* [Supplied records]:
::::::::

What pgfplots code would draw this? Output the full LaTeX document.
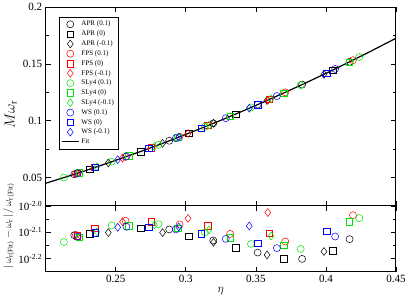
\documentclass[border=0pt]{standalone}
\usepackage{pgfplots}
\pgfplotsset{compat=1.18}
\usepackage{pgfplotstable}
\usepackage{fontspec}
\setmainfont{Liberation Serif}
\definecolor{gRed}{RGB}{255,0,0}
\definecolor{gGreen}{RGB}{0,230,0}
\definecolor{gBlue}{RGB}{0,0,255}

% columns: eta, M omega_r (upper), log10 relative error (lower)
\pgfplotstableread{
x y e
0.2204 0.0529 -2.111
0.2882 0.0824 -2.089
0.3196 0.0977 -2.131
0.3513 0.1142 -2.177
0.3830 0.1318 -2.201
0.4169 0.1519 -2.126
}\aprc
\pgfplotstableread{
x y e
0.2315 0.0574 -2.106
0.2677 0.0729 -2.085
0.3021 0.0890 -2.116
0.3357 0.1059 -2.158
0.3698 0.1244 -2.201
0.4048 0.1446 -2.170
}\aprs
\pgfplotstableread{
x y e
0.2447 0.0629 -2.101
0.2834 0.0801 -2.101
0.3198 0.0978 -2.138
0.3580 0.1179 -2.186
0.3986 0.1409 -2.173
}\aprd
\pgfplotstableread{
x y e
0.2216 0.0534 -2.110
0.2570 0.0682 -2.056
0.2956 0.0859 -2.070
0.3316 0.1038 -2.106
0.3710 0.1250 -2.135
0.4193 0.1533 -2.035
}\fpsc
\pgfplotstableread{
x y e
0.2225 0.0537 -2.113
0.2351 0.0589 -2.085
0.2752 0.0763 -2.060
0.3158 0.0958 -2.076
0.3597 0.1188 -2.104
}\fpss
\pgfplotstableread{
x y e
0.2230 0.0539 -2.118
0.2548 0.0672 -2.060
0.3016 0.0888 -2.047
0.3585 0.1181 -2.025
}\fpsd
\pgfplotstableread{
x y e
0.2130 0.0500 -2.137
0.2471 0.0639 -2.074
0.2805 0.0788 -2.069
0.3136 0.0947 -2.100
0.3465 0.1117 -2.144
0.3820 0.1313 -2.163
0.4238 0.1561 -2.046
}\slyc
\pgfplotstableread{
x y e
0.2240 0.0543 -2.118
0.2593 0.0692 -2.076
0.2944 0.0853 -2.085
0.3316 0.1038 -2.120
0.3698 0.1244 -2.150
0.4166 0.1517 -2.060
}\slys
\pgfplotstableread{
x y e
0.2365 0.0595 -2.098
0.2776 0.0774 -2.072
0.3165 0.0961 -2.091
0.3609 0.1194 -2.114
}\slyd
\pgfplotstableread{
x y e
0.2228 0.0539 -2.116
0.2576 0.0685 -2.079
0.2929 0.0846 -2.089
0.3285 0.1022 -2.125
0.3650 0.1217 -2.160
0.4066 0.1456 -2.116
}\wsc
\pgfplotstableread{
x y e
0.2355 0.0590 -2.101
0.2737 0.0757 -2.081
0.3112 0.0935 -2.106
0.3513 0.1142 -2.142
0.4005 0.1420 -2.097
}\wss
\pgfplotstableread{
x y e
0.2514 0.0658 -2.081
0.2950 0.0856 -2.080
0.3453 0.1110 -2.076
}\wsd
\pgfplotstableread{
x y
0.200 0.0450
0.225 0.0547
0.250 0.0652
0.275 0.0762
0.300 0.0880
0.325 0.1004
0.350 0.1135
0.375 0.1273
0.400 0.1417
0.425 0.1568
0.450 0.1726
}\fit

\pgfplotsset{
  common/.style={
    scale only axis, width=347bp,
    xmin=0.2, xmax=0.45,
    xtick={0.25,0.3,0.35,0.4,0.45},
    scaled x ticks=false, scaled y ticks=false,
    axis line style={line width=1pt},
    major tick length=5bp, minor tick length=3bp,
    every tick/.style={black, line width=0.6pt},
    tick label style={font=\fontsize{11}{13}\selectfont},
    /pgf/number format/assume math mode=true,
  },
  mc/.style={only marks, mark=o, mark size=3.5bp, line width=0.5pt, draw=#1},
  ms/.style={only marks, mark=square, mark size=3.2bp, line width=0.5pt, draw=#1},
  md/.style={only marks, mark=diamond, mark size=3.9bp, line width=0.5pt, draw=#1},
}

\begin{document}
\begin{tikzpicture}
\begin{axis}[common, name=lower,
  height=65.2bp,
  ymin=-2.25, ymax=-2.0,
  ytick={-2.2,-2.1,-2.0},
  yticklabels={10\textsuperscript{-2.2},10\textsuperscript{-2.1},10\textsuperscript{-2.0}},
  minor ytick={-2.25,-2.15,-2.05},
  xlabel={$\eta$},
  xlabel style={font=\fontsize{13}{15}\selectfont, yshift=2bp},
  ylabel={$|\,\omega_{\mathrm{r(Fit)}} - \omega_{\mathrm{r}}\,|\,/\,\omega_{\mathrm{r(Fit)}}$},
  ylabel style={font=\fontsize{10}{12}\selectfont, at={(axis description cs:-0.105,0.7)}, anchor=center},
]
\addplot[mc=black] table[x=x,y=e]{\aprc};
\addplot[ms=black] table[x=x,y=e]{\aprs};
\addplot[md=black] table[x=x,y=e]{\aprd};
\addplot[mc=gRed] table[x=x,y=e]{\fpsc};
\addplot[ms=gRed] table[x=x,y=e]{\fpss};
\addplot[md=gRed] table[x=x,y=e]{\fpsd};
\addplot[mc=gGreen] table[x=x,y=e]{\slyc};
\addplot[ms=gGreen] table[x=x,y=e]{\slys};
\addplot[md=gGreen] table[x=x,y=e]{\slyd};
\addplot[mc=gBlue] table[x=x,y=e]{\wsc};
\addplot[ms=gBlue] table[x=x,y=e]{\wss};
\addplot[md=gBlue] table[x=x,y=e]{\wsd};
\end{axis}
\begin{axis}[common,
  at={(lower.north west)}, anchor=south west,
  height=197bp,
  ymin=0.025, ymax=0.2,
  ytick={0.05,0.1,0.15,0.2},
  yticklabels={0.05,0.1,0.15,0.2},
  minor ytick={0.025,0.075,0.125,0.175},
  xticklabels={},
  ylabel={$M\omega_{\mathrm{r}}$},
  ylabel style={font=\fontsize{14}{16}\selectfont, at={(axis description cs:-0.1,0.46)}, anchor=center},
  legend style={at={(0.037,0.952)}, anchor=north west, draw=black, line width=0.8pt,
    font=\fontsize{7}{7.5}\selectfont, row sep=-0.6bp, inner sep=2bp,
    cells={anchor=west}},
  legend cell align=left,
]
\addplot[mc=black] table[x=x,y=y]{\aprc}; \addlegendentry{APR (0.1)}
\addplot[ms=black] table[x=x,y=y]{\aprs}; \addlegendentry{APR (0)}
\addplot[md=black] table[x=x,y=y]{\aprd}; \addlegendentry{APR (-0.1)}
\addplot[mc=gRed] table[x=x,y=y]{\fpsc}; \addlegendentry{FPS (0.1)}
\addplot[ms=gRed] table[x=x,y=y]{\fpss}; \addlegendentry{FPS (0)}
\addplot[md=gRed] table[x=x,y=y]{\fpsd}; \addlegendentry{FPS (-0.1)}
\addplot[mc=gGreen] table[x=x,y=y]{\slyc}; \addlegendentry{SLy4 (0.1)}
\addplot[ms=gGreen] table[x=x,y=y]{\slys}; \addlegendentry{SLy4 (0)}
\addplot[md=gGreen] table[x=x,y=y]{\slyd}; \addlegendentry{SLy4 (-0.1)}
\addplot[mc=gBlue] table[x=x,y=y]{\wsc}; \addlegendentry{WS (0.1)}
\addplot[ms=gBlue] table[x=x,y=y]{\wss}; \addlegendentry{WS (0)}
\addplot[md=gBlue] table[x=x,y=y]{\wsd}; \addlegendentry{WS (-0.1)}
\addplot[black, line width=1.2pt, smooth, no marks] table[x=x,y=y]{\fit}; \addlegendentry{Fit}
\end{axis}
\end{tikzpicture}
\end{document}
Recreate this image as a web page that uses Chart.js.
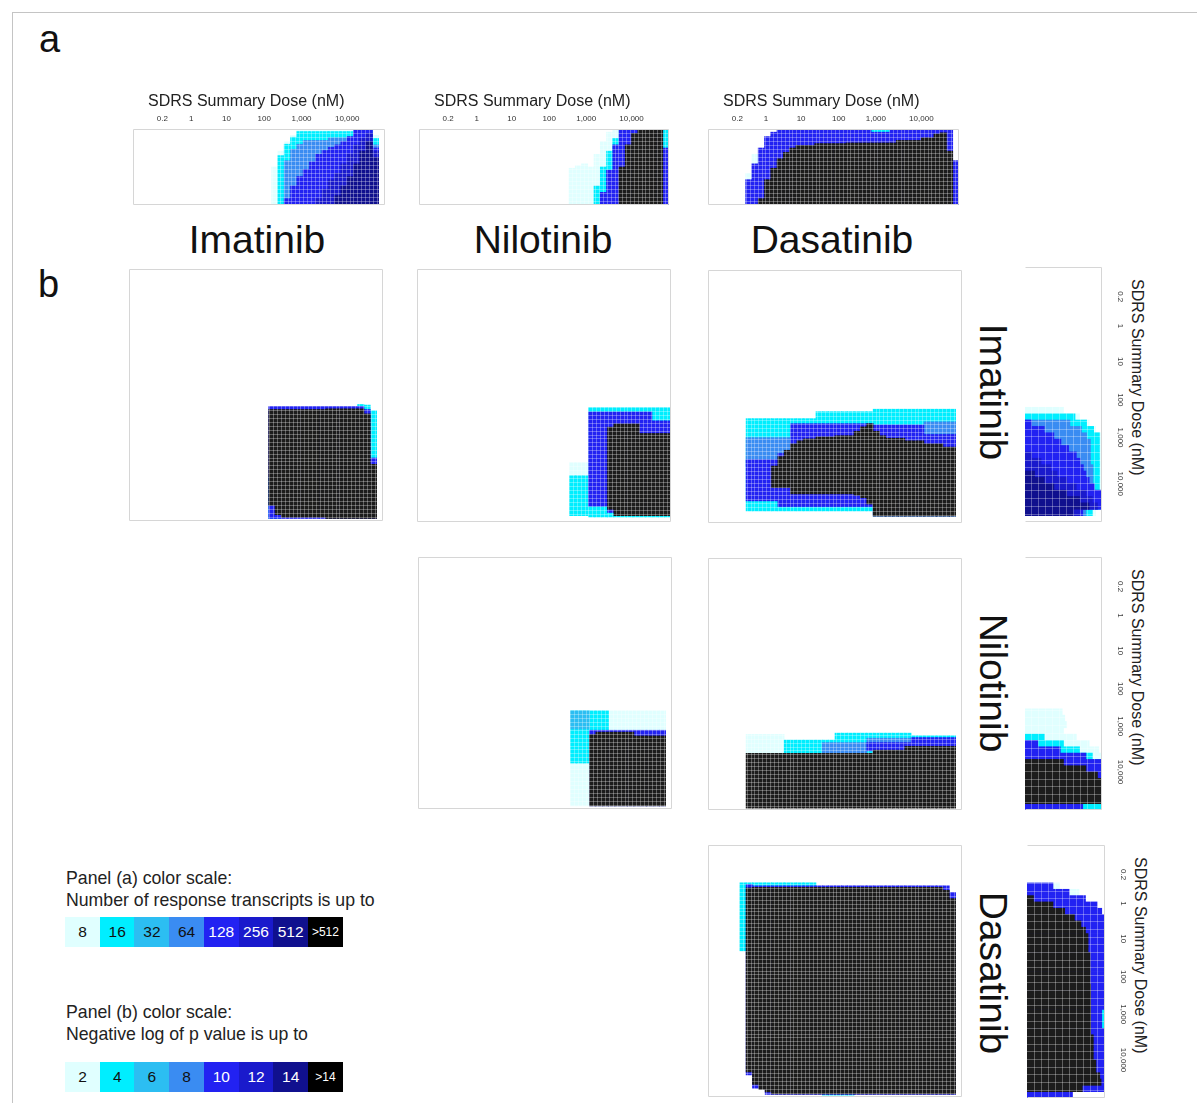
<!DOCTYPE html>
<html>
<head>
<meta charset="utf-8">
<title>SDRS summary dose heatmaps</title>
<script src="https://cdn.jsdelivr.net/npm/chart.js@4.4.1/dist/chart.umd.min.js"></script>
<style>
  html, body { margin: 0; padding: 0; background: #fff; }
  body { width: 1197px; height: 1103px; position: relative; overflow: hidden;
         font-family: "Liberation Sans", Arial, sans-serif; color: #111; }
  .abs { position: absolute; }
  .frame { left: 12px; top: 12px; width: 1200px; height: 1100px;
           border-top: 1px solid #c4c4c4; border-left: 1px solid #c4c4c4; }
  .letter { font-size: 38px; line-height: 38px; }
  .drug { width: 300px; text-align: center; font-size: 39px; line-height: 40px; }
  .rowdrug { width: 300px; height: 40px; text-align: center; font-size: 39px; line-height: 40px;
             transform-origin: 150px 20px; transform: rotate(90deg); }
  .doseTitle { font-size: 16px; line-height: 18px; white-space: nowrap; color: #222; }
  .legTxt { font-size: 17.7px; line-height: 20px; white-space: nowrap; color: #222; }
  .cell { width: 35px; height: 30px; line-height: 30px; text-align: center; font-size: 15.5px; }
</style>
</head>
<body>
<div class="abs frame"></div>
<div class="abs letter" style="left:39px;top:20px">a</div>
<div class="abs letter" style="left:38px;top:265px">b</div>

<script>
// colour steps, lightest to darkest (shared by both colour scales)
const levelColors = ['#e0ffff', '#00eeff', '#2cbef2', '#3a8cf2', '#2222f2', '#1a1acc', '#10108e', '#000000'];
const heatColors  = ['#e0ffff', '#00eeff', '#2cbef2', '#3a8cf2', '#2222f2', '#1a1acc', '#10108e', '#1c1c1c'];
const levelsA = ['8', '16', '32', '64', '128', '256', '512', '>512'];
const levelsB = ['2', '4', '6', '8', '10', '12', '14', '>14'];
const drugs = ['Imatinib', 'Nilotinib', 'Dasatinib'];
const doseTicks = ['0.2', '1', '10', '100', '1,000', '10,000'];
const doseTickCol = [1.6, 7.1, 13.8, 21.0, 28.1, 36.8];
const NCOL = 40;

// every map is a run list: [firstColumn, lastColumn, low, high]
// panel a (rows 0 = bottom .. 12 = top)
const aIma8   = [[22,22,0,6],[23,23,0,8.5],[24,24,0,10],[25,25,0,11],[26,37,0,11.9],[38,38,0,11]];
const aIma16  = [[23,23,0,7.8],[24,24,0,9.6],[25,25,0,10.7],[26,37,0,11.6],[38,38,0,10.5]];
const aIma64  = [[24,24,0,7],[25,25,0,8.8],[26,26,0,9.6],[27,30,0,10.2],[31,34,0,10.6],[35,35,0,11],[36,37,0,11.8],[38,38,0,9.5]];
const aIma128 = [[24,24,0,1],[25,25,0,3],[26,26,0,4.5],[27,27,0,5.6],[28,28,0,6.8],[29,29,0,8],[30,30,0,8.6],[31,31,0,9.1],[32,32,0,9.5],[33,33,0,10],[34,34,0,10.8],[35,37,0,11.8],[38,38,0,9]];
const aIma256 = [[29,29,0,1],[30,30,0,2.5],[31,31,0,4],[32,32,0,5],[33,33,0,6.5],[34,34,0,8],[35,35,0,9.5],[36,36,0,10.5],[37,37,0,11.3],[38,38,0,8.5]];
const aIma512 = [[32,32,0,1.5],[33,33,0,3],[34,34,0,4.5],[35,35,0,6.5],[36,36,0,8.5],[37,37,0,10],[38,38,0,7.5]];

const aNil8   = [[24,24,0,5.8],[25,25,0,6.2],[26,26,0,6.5],[27,27,0,6],[28,28,0,8],[29,29,0,10],[30,30,0,11.5],[31,39,0,11.8]];
const aNil16  = [[28,28,0,3],[29,29,0,6],[30,30,0,8.5],[31,31,0,10.5],[32,39,0,11.8]];
const aNil128 = [[29,29,0,2],[30,30,0,5.5],[31,31,0,9.5],[32,38,0,11.8],[39,39,0,9]];
const aNilTop = [[32,32,0,6],[33,33,0,9.5],[34,34,0,11.3],[35,38,0,11.8]];

const aDas8   = [[6,6,0,5],[7,7,0,8]];
const aDas16  = [[26,28,0,12]];
const aDas128 = [[6,6,0,4],[7,7,0,6.5],[8,8,0,9],[9,9,0,10.8],[10,10,0,11.5],[11,12,0,11.8],[13,25,0,12],[26,28,0,11.5],[29,38,0,12],[39,39,0,7]];
const aDasTop = [[8,8,0,1],[9,9,0,4],[10,10,0,5.8],[11,11,0,7.3],[12,12,0,8.3],[13,13,0,9],[14,16,0,9.4],[17,21,0,9.7],[22,29,0,9.8],[30,33,0,10.2],[34,35,0,10.6],[36,36,0,11.2],[37,37,0,11.4],[38,38,0,8.5]];

// panel b (rows 0 = top .. 40 = bottom)
const b11_4  = [[22,22,33,39.6],[23,23,36,39.6],[36,36,21.5,24],[37,37,21.6,30],[38,38,22.5,32]];
const b11_10 = [[22,36,21.8,39.6],[37,37,22.3,39.6],[38,38,30,39.6]];
const b11_k  = [[22,22,22.3,37.5],[23,23,22.3,39],[24,30,22.3,39.4],[31,36,22.2,39.6],[37,37,23,39.6],[38,38,31,39.6]];

const b12_2  = [[24,26,30.6,39]];
const b12_4  = [[24,26,32.7,39],[27,39,21.9,39.2]];
const b12_10 = [[27,29,22.6,37.5],[30,36,22.6,38.5],[37,39,24,38.5]];
const b12_k  = [[30,30,25,38],[31,34,24.5,39],[35,39,26,39]];

const b13_4  = [[6,16,23.5,38.1],[17,25,22.4,38.1],[26,38,22,38.9]];
const b13_8  = [[6,12,26.5,31],[34,38,24,27]];
const b13_10 = [[6,10,30,36.5],[11,12,29,37.4],[13,25,24.3,37.4],[26,33,24.5,38.9],[34,38,26,38.9]];
const b13_k  = [[10,10,31,34.4],[11,11,29.5,34.4],[12,12,28.5,34.4],[13,13,27.5,35.4],[14,14,27,35.4],[15,16,26.7,35.4],[17,19,26.4,35.4],[20,22,26.2,35.4],[23,23,25.5,35.6],[24,24,24.8,36],[25,25,24.3,37],[26,26,25.5,38.9],[27,27,26.2,38.9],[28,30,26.6,38.9],[31,33,27,38.9],[34,36,27.5,38.9],[37,38,28,38.9]];

const b22_2  = [[24,38,24.4,39.5]];
const b22_4  = [[24,26,24.4,32.7],[27,29,24.4,27.5]];
const b22_6  = [[24,26,24.4,27.3]];
const b22_10 = [[27,38,27.5,39.5]];
const b22_k  = [[27,27,28.2,39.5],[28,33,27.8,39.5],[34,38,28.4,39.5]];

const b23_2  = [[6,11,28,31.2],[12,19,29,31]];
const b23_4  = [[12,19,28.9,31.2],[20,31,27.8,31.2],[32,38,28.2,31]];
const b23_8  = [[18,24,29.3,31.1],[25,31,28.6,30.5]];
const b23_10 = [[25,31,29.3,30.6],[32,38,28.5,30.2]];
const b23_k  = [[6,25,31,39.7],[26,30,30.5,39.7],[31,38,29.9,39.7]];

const b33_4  = [[5,5,6,16.8],[6,16,6,7],[18,22,38.5,39.7],[38,38,8,26]];
const b33_10 = [[6,6,6.3,36.5],[7,8,6.5,38.6],[9,37,6.5,39.6],[38,38,7.5,39.6]];
const b33_k  = [[6,6,6.8,36],[7,7,6.7,38],[8,8,6.7,38.8],[9,9,6.7,39.2],[10,36,6.7,39.5],[37,37,7.2,39.5],[38,38,8.5,39.5]];

const cols = Array.from({ length: NCOL }, (_, i) => String(i));

function spans(runs) {
  const out = new Array(NCOL).fill(null);
  runs.forEach(([c0, c1, lo, hi]) => { for (let c = c0; c <= c1; c++) out[c] = [lo, hi]; });
  return out;
}

Chart.defaults.font.family = '"Liberation Sans", Arial, sans-serif';

const framePlugin = {
  id: 'frame',
  afterDraw(chart, args, opts) {
    const { ctx, chartArea: a } = chart;
    const l = a.left + 0.5, r = a.right - 0.5, t = a.top + 0.5, b = a.bottom - 0.5;
    ctx.save();
    ctx.strokeStyle = '#d6d6d6';
    ctx.lineWidth = 1;
    ctx.beginPath();
    ctx.moveTo(l, b); ctx.lineTo(l, t); ctx.lineTo(r, t); ctx.lineTo(r, b);
    if (!opts.openBottom) ctx.lineTo(l, b);
    ctx.stroke();
    ctx.restore();
  }
};

// fine white cell lines drawn over the coloured cells
function gridAxis(axis, position, n) {
  return {
    type: 'linear', axis, position, min: 0, max: n,
    ticks: { display: false },
    grid: { color: 'rgba(255,255,255,0.3)', lineWidth: 1, drawTicks: false, z: 1 },
    border: { display: false },
    afterBuildTicks: s => { const t = []; for (let i = 1; i < n; i++) t.push({ value: i }); s.ticks = t; },
    afterFit: s => { if (axis === 'x') s.height = 0; else s.width = 0; }
  };
}

// cfg: x, y, w, h of the drawn box on the page, rows, reverse, layers, axis, rotate
function heatmap(cfg) {
  const aw = cfg.rotate ? cfg.h : cfg.w;
  const ah = cfg.rotate ? cfg.w : cfg.h;
  const AX = cfg.axis ? 24 : 0;
  const host = document.createElement('div');
  host.className = 'abs';
  if (cfg.rotate) {
    host.style.cssText = `left:0;top:0;transform-origin:0 0;transform:translate(${cfg.x + cfg.w}px,${cfg.y}px) rotate(90deg)`;
  } else {
    host.style.cssText = `left:${cfg.x}px;top:${cfg.y}px`;
  }
  document.body.appendChild(host);

  const canvas = document.createElement('canvas');
  canvas.width = aw + 4;
  canvas.height = ah + AX + 4;
  canvas.style.cssText = `position:absolute;width:${aw + 4}px;height:${ah + AX + 4}px`;
  host.appendChild(canvas);

  const scales = {
    x: { type: 'category', display: false, offset: true },
    y: { type: 'linear', display: false, min: 0, max: cfg.rows, reverse: !!cfg.reverse },
    gx: gridAxis('x', 'bottom', cfg.grid[0]),
    gy: gridAxis('y', 'left', cfg.grid[1])
  };
  if (cfg.axis) {
    scales.dose = {
      type: 'linear', axis: 'x', position: 'top', min: 0, max: NCOL,
      grid: { display: false, drawTicks: false },
      border: { display: false },
      ticks: { autoSkip: false, maxRotation: 0, minRotation: 0, padding: cfg.tickPad,
               font: { size: 8 }, color: '#333', callback: (v, i) => doseTicks[i] },
      afterBuildTicks: s => { s.ticks = doseTickCol.map(v => ({ value: v })); },
      afterFit: s => { s.height = AX; }
    };
  }

  const chart = new Chart(canvas, {
    type: 'bar',
    data: {
      labels: cols,
      datasets: cfg.layers.map(([lvl, runs]) => ({
        data: spans(runs),
        backgroundColor: heatColors[lvl],
        borderWidth: 0,
        grouped: false,
        barPercentage: 1,
        categoryPercentage: 1,
        order: 10 - lvl,          // darker steps drawn on top
        xAxisID: 'x',
        yAxisID: 'y'
      }))
    },
    options: {
      responsive: false,
      animation: false,
      devicePixelRatio: 1,
      events: [],
      layout: { padding: 2 },
      scales,
      plugins: { legend: { display: false }, tooltip: { enabled: false }, frame: { openBottom: !!cfg.openBottom } }
    },
    plugins: [framePlugin]
  });

  const a = chart.chartArea;
  canvas.style.left = -a.left + 'px';
  canvas.style.top = -a.top + 'px';

  if (cfg.title) {
    const t = document.createElement('div');
    t.className = 'abs doseTitle';
    t.style.left = cfg.title[0] + 'px';
    t.style.top = cfg.title[1] + 'px';
    t.textContent = 'SDRS Summary Dose (nM)';
    host.appendChild(t);
  }
  return chart;
}

// panel a and the side strips show the same single-drug maps
const singleMaps = [
  [[0, aIma8], [1, aIma16], [3, aIma64], [4, aIma128], [5, aIma256], [6, aIma512]],
  [[0, aNil8], [1, aNil16], [4, aNil128], [7, aNilTop]],
  [[0, aDas8], [1, aDas16], [4, aDas128], [7, aDasTop]]
];
const panelABoxes = [[133, 129, 252, 76], [419, 129, 250, 76], [708, 129, 251, 76]];
const stripBoxes  = [[1025, 267, 77, 255], [1025, 557, 77, 253], [1027, 845, 78, 253]];

singleMaps.forEach((layers, i) => {
  const [x, y, w, h] = panelABoxes[i];
  heatmap({ x, y, w, h, rows: 12, layers, axis: true, tickPad: 5, grid: [64, 19], title: [15, -37] });
  const [sx, sy, sw, sh] = stripBoxes[i];
  heatmap({ x: sx, y: sy, w: sw, h: sh, rows: 12, layers, axis: true, tickPad: 13, grid: [32, 11],
            title: [12, -44], rotate: true, openBottom: true });
});

const pairMaps = [
  { box: [129, 269, 254, 252], layers: [[1, b11_4], [4, b11_10], [7, b11_k]] },
  { box: [417, 269, 254, 253], layers: [[0, b12_2], [1, b12_4], [4, b12_10], [7, b12_k]] },
  { box: [708, 270, 254, 253], layers: [[1, b13_4], [3, b13_8], [4, b13_10], [7, b13_k]] },
  { box: [418, 557, 254, 252], layers: [[0, b22_2], [1, b22_4], [2, b22_6], [4, b22_10], [7, b22_k]] },
  { box: [708, 558, 254, 252], layers: [[0, b23_2], [1, b23_4], [3, b23_8], [4, b23_10], [7, b23_k]] },
  { box: [708, 845, 254, 252], layers: [[1, b33_4], [4, b33_10], [7, b33_k]] }
];
pairMaps.forEach(p => {
  const [x, y, w, h] = p.box;
  heatmap({ x, y, w, h, rows: 40, reverse: true, layers: p.layers, grid: [64, 64] });
});

// drug names
const colCenters = [257, 543, 832];
const rowCenters = [392, 683, 973];
drugs.forEach((d, i) => {
  const c = document.createElement('div');
  c.className = 'abs drug';
  c.style.left = (colCenters[i] - 150) + 'px';
  c.style.top = '220px';
  c.textContent = d;
  document.body.appendChild(c);
  const r = document.createElement('div');
  r.className = 'abs rowdrug';
  r.style.left = (993 - 150) + 'px';
  r.style.top = (rowCenters[i] - 20) + 'px';
  r.textContent = d;
  document.body.appendChild(r);
});

// colour scale keys
function colourKey(top, line1, line2, labels, cellTop) {
  [line1, line2].forEach((txt, k) => {
    const t = document.createElement('div');
    t.className = 'abs legTxt';
    t.style.left = '66px';
    t.style.top = (top + k * 22) + 'px';
    t.textContent = txt;
    document.body.appendChild(t);
  });
  labels.forEach((lab, i) => {
    const c = document.createElement('div');
    c.className = 'abs cell';
    c.style.left = (65 + i * 34.7) + 'px';
    c.style.top = cellTop + 'px';
    c.style.background = levelColors[i];
    c.style.color = i < 4 ? '#111' : '#fff';
    if (lab.startsWith('>')) c.style.fontSize = '12px';
    c.textContent = lab;
    document.body.appendChild(c);
  });
}
colourKey(868, 'Panel (a) color scale:', 'Number of response transcripts is up to', levelsA, 917);
colourKey(1002, 'Panel (b) color scale:', 'Negative log of p value is up to', levelsB, 1062);
</script>
</body>
</html>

::::::::

* [What is required]: In the records above, locate each line with the word "page". Copy all such lines.

* [Right answer]:
Recreate this image as a web page that uses Chart.js.
// cfg: x, y, w, h of the drawn box on the page, rows, reverse, layers, axis, rotate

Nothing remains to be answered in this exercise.